Die Analyse begann. Wie früher als Student spürte Saalfeld eine merkwürdige Ergriffenheit, als die ersten Buchstabenfolgen über den Bildschirm flatterten: »atggccg cgcacaggcc ggtggaatgg …« Der genetische Code kam mit nur vier Buchstaben aus. Mehr brauchte er nicht. Die Buchstaben waren Abkürzungen für die vier chemischen Stoffe, aus denen jedes Gen bestand. Was ein Gen vom anderen unterschied, war lediglich die Anordnung der Buchstaben und die Länge des Codes. Das NF1-Gen bestand zum Beispiel aus rund 12 000 Buchstaben. Dass sich das Buch des gesamten Lebens auf nur vier Steuerungselemente reduzieren ließ, faszinierte Saalfeld immer noch. Er klickte auf die Sanduhr auf seinem Desktop. Noch fünfundzwanzig Minuten.

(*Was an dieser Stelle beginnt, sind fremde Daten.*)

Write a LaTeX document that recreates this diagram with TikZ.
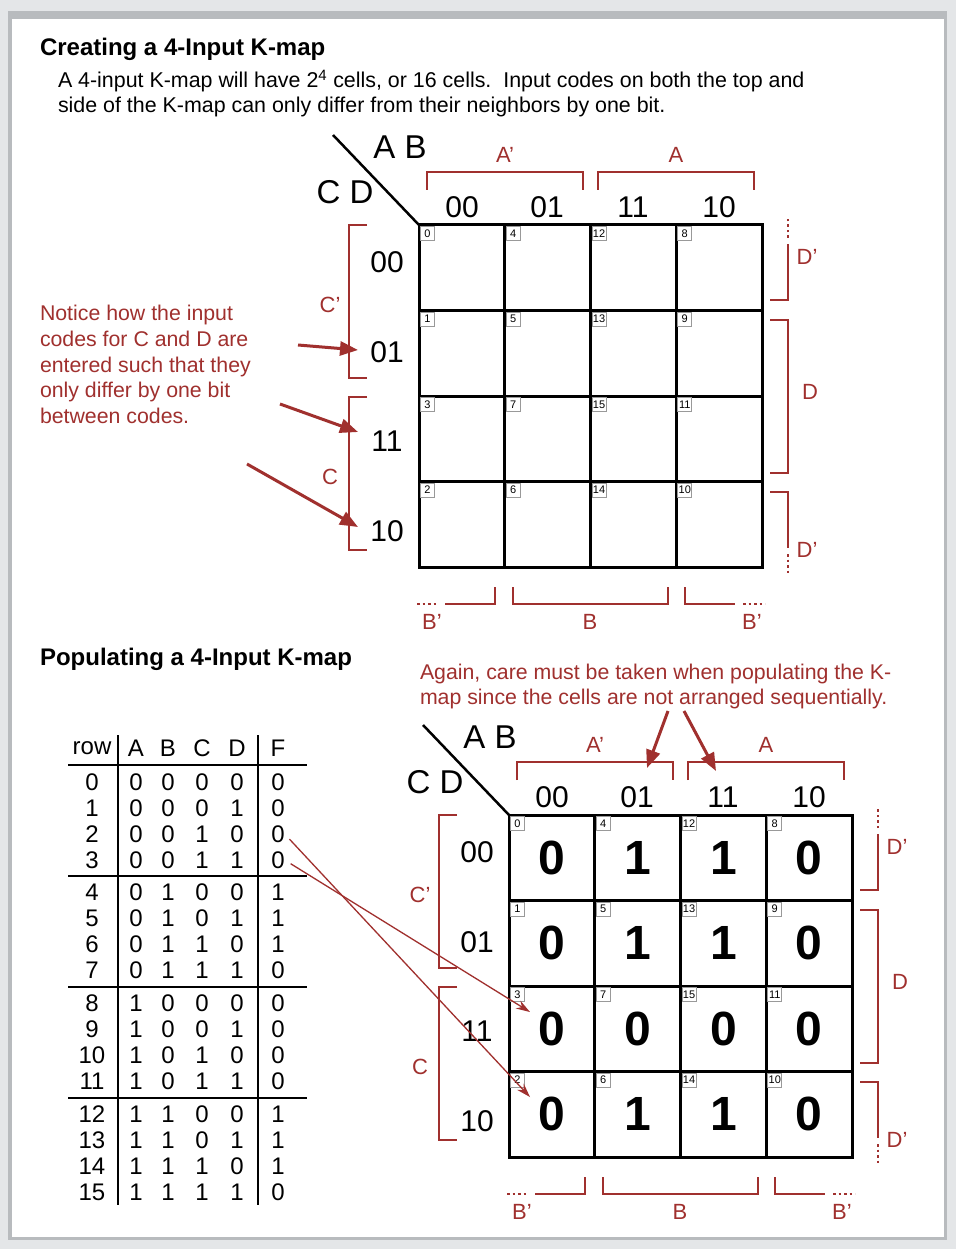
\documentclass[tikz,border=0pt]{standalone}
\usepackage{fontspec}
\setmainfont{Liberation Sans}
\usetikzlibrary{arrows.meta}
\definecolor{kred}{RGB}{160,48,46}
\definecolor{framegrey}{RGB}{228,230,232}
\definecolor{frameline}{RGB}{184,187,190}
\newcommand\fs[1]{\fontsize{#1}{#1}\selectfont}
\newcommand\KMap[1]{%
  \draw[diagline] (333,135) -- (419,225);
  \node[varlbl] (#1AB) at (400,147) {A B};
  \node[varlbl] (#1CD) at (345,192) {C D};
  \foreach \t/\x in {00/462,01/547,11/633,10/719}{\node[code] (#1col\t) at (\x,207) {\t};}
  \foreach \t/\y in {00/262,01/352,11/441,10/531}{\node[code] (#1row\t) at (387,\y) {\t};}
  \foreach \c/\cv in {0/0,1/1,2/3,3/2}{%
    \foreach \r/\rv in {0/0,1/1,2/3,3/2}{%
      \pgfmathtruncatemacro\n{4*\cv+\rv}%
      \pgfmathsetmacro\cx{419+85.75*(\c+0.5)}%
      \pgfmathsetmacro\cy{225+85.5*(\r+0.5)}%
      \node[gridcell] (#1k\n) at (\cx,\cy) {};
      \node[idxbox, xshift=1.5pt, yshift=-1.5pt] (#1i\n) at (#1k\n.north west) {\n};
    }}
  % top brackets
  \draw[bracket] (427,190) -- (427,172) -- (583,172) -- (583,190);
  \draw[bracket] (598,190) -- (598,172) -- (754,172) -- (754,190);
  \node[brlbl] (#1Ap) at (505,155) {A’};
  \node[brlbl] (#1A) at (676,155) {A};
  % right brackets
  \draw[bracket] (770,300) -- (788,300) -- (788,244);
  \draw[dotbr] (788,238) -- (788,219);
  \node[brlbl] (#1Dpa) at (807,257) {D’};
  \draw[bracket] (770,320) -- (788,320) -- (788,473) -- (770,473);
  \node[brlbl] (#1D) at (810,392) {D};
  \draw[bracket] (770,492) -- (788,492) -- (788,548);
  \draw[dotbr] (788,554) -- (788,573);
  \node[brlbl] (#1Dpb) at (807,550) {D’};
  % bottom brackets
  \draw[dotbr] (417,604) -- (438,604);
  \draw[bracket] (445,604) -- (495,604) -- (495,587);
  \node[brlbl] (#1Bpa) at (432,622) {B’};
  \draw[bracket] (513,587) -- (513,604) -- (668,604) -- (668,587);
  \node[brlbl] (#1B) at (590,622) {B};
  \draw[bracket] (685,587) -- (685,604) -- (735,604);
  \draw[dotbr] (743,604) -- (765,604);
  \node[brlbl] (#1Bpb) at (752,622) {B’};
  % left brackets
  \draw[bracket] (367,225) -- (349,225) -- (349,378) -- (367,378);
  \node[brlbl] (#1Cp) at (330,305) {C’};
  \draw[bracket] (367,397) -- (349,397) -- (349,550) -- (367,550);
  \node[brlbl] (#1C) at (330,477) {C};
}
\begin{document}
\begin{tikzpicture}[x=1pt,y=-1pt,
  every node/.style={inner sep=0pt, outer sep=0pt},
  gridcell/.style={draw=black, line width=3pt, minimum width=85.75pt, minimum height=85.5pt},
  idxbox/.style={draw=black!40, line width=0.7pt, minimum width=14pt, minimum height=14pt, font=\fs{11}, anchor=north west},
  code/.style={font=\fs{30}},
  varlbl/.style={font=\fs{33}},
  brlbl/.style={font=\fs{22}, text=kred},
  bracket/.style={draw=kred, line width=2.8pt},
  dotbr/.style={draw=kred, line width=2.8pt, dash pattern=on 2.5pt off 3pt},
  diagline/.style={draw=black, line width=2.5pt},
  bigval/.style={font=\bfseries\fs{48}},
  tt/.style={font=\fs{24}},
  ttline/.style={draw=black, line width=2.5pt},
  note/.style={font=\fs{21.3}, text=kred, anchor=base west},
  notearrow/.style={draw=kred, line width=3pt, -{Triangle[length=18pt,width=14pt]}},
  thinarrow/.style={draw=kred, line width=1.3pt, -{Stealth[length=14pt,width=9pt]}},
  titletext/.style={font=\bfseries\fs{24}, anchor=base west},
  desc/.style={font=\fs{21.4}, anchor=base west},
]
\useasboundingbox (0,0) rectangle (956,1249);
% frame
\fill[framegrey] (0,0) rectangle (956,1249);
\fill[frameline] (8,11) rectangle (947,1240);
\fill[white] (12,19) rectangle (944,1237);

% header texts
\node[titletext] (t1) at (40,55.6) {Creating a 4-Input K-map};
\node[desc] (d1) at (58,87.6) {A 4-input K-map will have 2\textsuperscript{4} cells, or 16 cells.\ \ Input codes on both the top and};
\node[desc] (d2) at (58,112.6) {side of the K-map can only differ from their neighbors by one bit.};

% first K-map
\KMap{A}

% notice text
\foreach \l/\txt [count=\k from 0] in {1/Notice how the input,2/codes for C and D are,3/entered such that they,4/only differ by one bit,5/between codes.}{
  \pgfmathsetmacro\ly{320.7+25.7*\k}
  \node[note] (nt\l) at (40,\ly) {\txt};
}
\coordinate (n1s) at (298,345); \coordinate (n1e) at (358,350);
\coordinate (n2s) at (280,404); \coordinate (n2e) at (358,432);
\coordinate (n3s) at (247,464); \coordinate (n3e) at (358,527);
\draw[notearrow] (n1s) -- (n1e);
\draw[notearrow] (n2s) -- (n2e);
\draw[notearrow] (n3s) -- (n3e);

% second section
\node[titletext] (t2) at (40,665.6) {Populating a 4-Input K-map};
\node[note] (ag1) at (420,679.6) {Again, care must be taken when populating the K-};
\node[note] (ag2) at (420,704.6) {map since the cells are not arranged sequentially.};

\begin{scope}[shift={(90,590)}]
\KMap{B}
\end{scope}
\foreach \n/\v in {0/0,1/0,2/0,3/0,4/1,5/1,6/1,7/0,8/0,9/0,10/0,11/0,12/1,13/1,14/1,15/0}{
  \node[bigval] (v\n) at (Bk\n) {\v};
}

\coordinate (a1s) at (668,711); \coordinate (a1e) at (647,768);
\coordinate (a2s) at (684,711); \coordinate (a2e) at (716,771);
\draw[notearrow] (a1s) -- (a1e);
\draw[notearrow] (a2s) -- (a2e);

% truth table
\foreach \h/\x/\nm in {row/92/hr,A/136/ha,B/168/hb,C/202/hc,D/237/hd,F/278/hf}{
  \node[tt] (\nm) at (\x,748) {\h};
}
\foreach \i/\f in {0/0,1/0,2/0,3/0,4/1,5/1,6/1,7/0,8/0,9/0,10/0,11/0,12/1,13/1,14/1,15/0}{
  \pgfmathsetmacro\ty{782+26*mod(\i,4)+110.7*floor(\i/4)}
  \pgfmathtruncatemacro\ba{floor(\i/8)}
  \pgfmathtruncatemacro\bb{mod(floor(\i/4),2)}
  \pgfmathtruncatemacro\bc{mod(floor(\i/2),2)}
  \pgfmathtruncatemacro\bd{mod(\i,2)}
  \node[tt] (tr\i) at (92,\ty) {\i};
  \node[tt] (ta\i) at (136,\ty) {\ba};
  \node[tt] (tb\i) at (168,\ty) {\bb};
  \node[tt] (tc\i) at (202,\ty) {\bc};
  \node[tt] (td\i) at (237,\ty) {\bd};
  \node[tt] (tf\i) at (278,\ty) {\f};
}
\draw[ttline] (118,735) -- (118,1205);
\draw[ttline] (258,735) -- (258,1205);
\foreach \yy in {765,876,987,1098}{\draw[ttline] (68,\yy) -- (307,\yy);}

% thin arrows from table to map
\coordinate (e3) at (530,1012);
\coordinate (e2) at (530,1097);
\draw[thinarrow, shorten <=7pt] (tf2.east) -- (e2);
\draw[thinarrow, shorten <=7pt] (tf3.east) -- (e3);
\end{tikzpicture}
\end{document}
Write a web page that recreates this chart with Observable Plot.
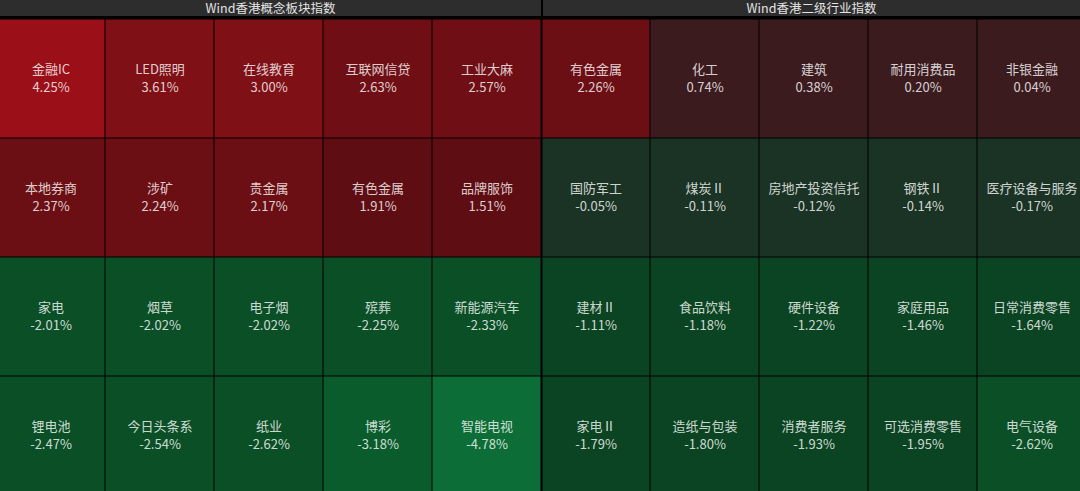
<!DOCTYPE html>
<html>
<head>
<meta charset="utf-8">
<script src="https://cdn.jsdelivr.net/npm/d3@7"></script>
<script src="https://cdn.jsdelivr.net/npm/@observablehq/plot@0.6"></script>
<style>
  html, body { margin: 0; padding: 0; background: #000; width: 1080px; height: 491px; overflow: hidden; }
  #header { display: flex; height: 16px; border-bottom: 1px solid #000; background: #000; }
  #header div { background: #2d2d2d; color: #e4e4e4; font: 12.5px "Noto Sans CJK SC", sans-serif; line-height: 16px; text-align: center; }
  #h1 { width: 541px; margin-right: 2px; }
  #h2 { width: 537px; }
  #chart { width: 1080px; height: 474px; overflow: hidden; }
</style>
</head>
<body>
<div id="header"><div id="h1"></div><div id="h2"></div></div>
<div id="chart"></div>
<script>
const panelTitles = ["Wind香港概念板块指数", "Wind香港二级行业指数"];

const leftNames = [
  "金融IC", "LED照明", "在线教育", "互联网信贷", "工业大麻",
  "本地券商", "涉矿", "贵金属", "有色金属", "品牌服饰",
  "家电", "烟草", "电子烟", "殡葬", "新能源汽车",
  "锂电池", "今日头条系", "纸业", "博彩", "智能电视"
];
const leftValues = [
  4.25, 3.61, 3.00, 2.63, 2.57,
  2.37, 2.24, 2.17, 1.91, 1.51,
  -2.01, -2.02, -2.02, -2.25, -2.33,
  -2.47, -2.54, -2.62, -3.18, -4.78
];
const rightNames = [
  "有色金属", "化工", "建筑", "耐用消费品", "非银金融",
  "国防军工", "煤炭Ⅱ", "房地产投资信托", "钢铁Ⅱ", "医疗设备与服务",
  "建材Ⅱ", "食品饮料", "硬件设备", "家庭用品", "日常消费零售",
  "家电Ⅱ", "造纸与包装", "消费者服务", "可选消费零售", "电气设备"
];
const rightValues = [
  2.26, 0.74, 0.38, 0.20, 0.04,
  -0.05, -0.11, -0.12, -0.14, -0.17,
  -1.11, -1.18, -1.22, -1.46, -1.64,
  -1.79, -1.80, -1.93, -1.95, -2.62
];

document.getElementById("h1").textContent = panelTitles[0];
document.getElementById("h2").textContent = panelTitles[1];

const cells = [];
leftNames.forEach((n, i) => cells.push({panel: 0, col: i % 5, row: Math.floor(i / 5), name: n, value: leftValues[i]}));
rightNames.forEach((n, i) => cells.push({panel: 1, col: 5 + i % 5, row: Math.floor(i / 5), name: n, value: rightValues[i]}));

const fmt = v => v.toFixed(2) + "%";
const font = "Noto Sans CJK SC, sans-serif";

const chart = Plot.plot({
  width: 1080,
  height: 474,
  margin: 0,
  style: {background: "#000", fontFamily: font},
  x: {type: "band", domain: d3.range(10), range: [-6, 1087], padding: 0, axis: null},
  y: {type: "band", domain: d3.range(4), range: [0, 479], padding: 0, axis: null},
  color: {
    type: "threshold",
    domain: [-4, -3, -2, -1, 0, 1, 2, 2.5, 3, 4],
    range: ["#0c6e36", "#0a5c2c", "#0b4f27", "#0b4422", "#1a3324",
            "#3c1b1f", "#5e0d13", "#6b0f15", "#6f0f15", "#7e1016", "#9a0f18"]
  },
  marks: [
    Plot.cell(cells.filter(d => d.col !== 5), {x: "col", y: "row", fill: "value", inset: 0.5}),
    Plot.cell(cells.filter(d => d.col === 5), {x: "col", y: "row", fill: "value", inset: 0.5, insetLeft: 1.5}),
    Plot.text(cells, {x: "col", y: "row", text: "name", dy: -9, fill: "#fff", fillOpacity: 0.8, fontSize: 13, fontFamily: font}),
    Plot.text(cells, {x: "col", y: "row", text: d => fmt(d.value), dy: 9, fill: "#fff", fillOpacity: 0.8, fontSize: 13, fontFamily: font})
  ]
});
document.getElementById("chart").appendChild(chart);
</script>
</body>
</html>
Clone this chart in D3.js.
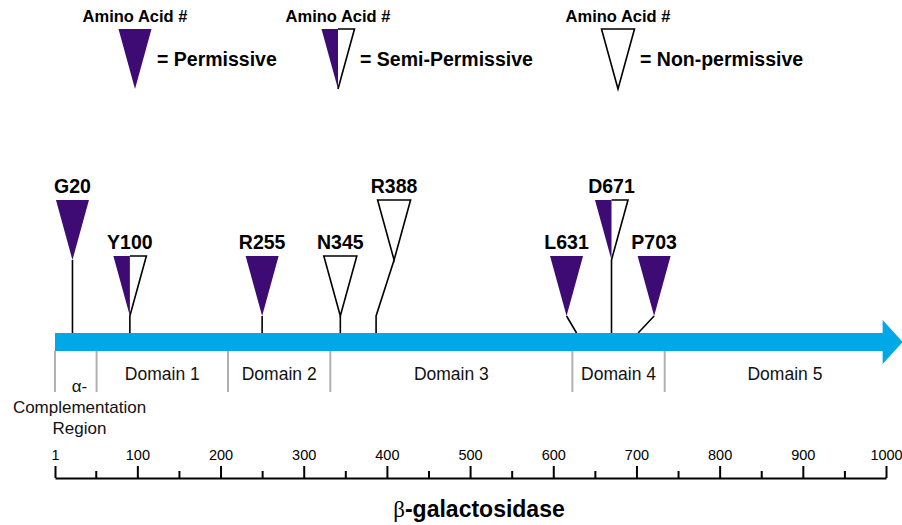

Mit der Entführung der Jugendlichen war er ein großes Risiko eingegangen, doch es würde sich lohnen. Allerdings hatte sein Sohn die Sache unnötig verkompliziert. Es war nicht gerade geplant gewesen, dass er ihn belauschen und dem Kommissar alles brühwarm erzählen würde. Zum Glück hatte die Polizei ihm nicht geglaubt. Nur gut, dass die Aussage nicht an die Presse gelangt war. Immerhin hatte sein Sohn sehr genau beschrieben, was er bei dem Mädchen zu finden hoffte. Inzwischen hatte er alles veranlasst, um seinen Sprössling so bald wie möglich in ein Internat zu geben. Dann konnte er ihm nicht mehr dazwischenfunken. Auch hatte es sich im Nachhinein als überaus klug erwiesen, dass sie den Sohn des Kochs mitentführt hatten. So hatte er den Kommissar auf die falsche Fährte mit dem Liebesurlaub locken können. Nur Carmen hatte etwas rumgezickt, als er von ihr verlangt hatte, bei der Polizei falsch auszusagen. Aber er hatte sie in der Hand. Letztlich hatte sie alles so gemacht, wie er es wollte. Und Marie war überhaupt kein Problem gewesen. Sie hatte ihre freundlichen Augen weit aufgerissen, als er ihr 20 000 Euro für eine Falschaussage bot, und dann die Hände ausgestreckt. Vorsichtshalber hatte er sie danach zu einer befreundeten Familie nach Acapulco vermittelt, damit sie, aus welchen Gründen auch immer, nicht doch noch ins Visier der Polizei geraten konnte. Er hatte in jeder Hinsicht sehr umsichtig reagiert. Er hatte Wim sogar rechtzeitig damit beauftragt, ein paar Haare von Jette Lindner im Palmenhain zu verstreuen. So hatten die fleißigen Polizeibeamten etwas finden können. Und nicht zuletzt hatte sich das Verlies im Affenhaus bestens bewährt. Der Kommissar selbst hatte mit einer Leiter auf der Plattform nachgesehen, jedoch nichts gefunden. Die DNA der Jugendlichen, die die Spurensicherung dort sichergestellt hatte, hatte sich der Kommissar damit erklärt, dass die beidenauch hier einem heimlichen Stelldichein nachgegangen waren. Es war nicht nur gut, dass er Jonah Mint mitentführt hatte. Es war genial gewesen.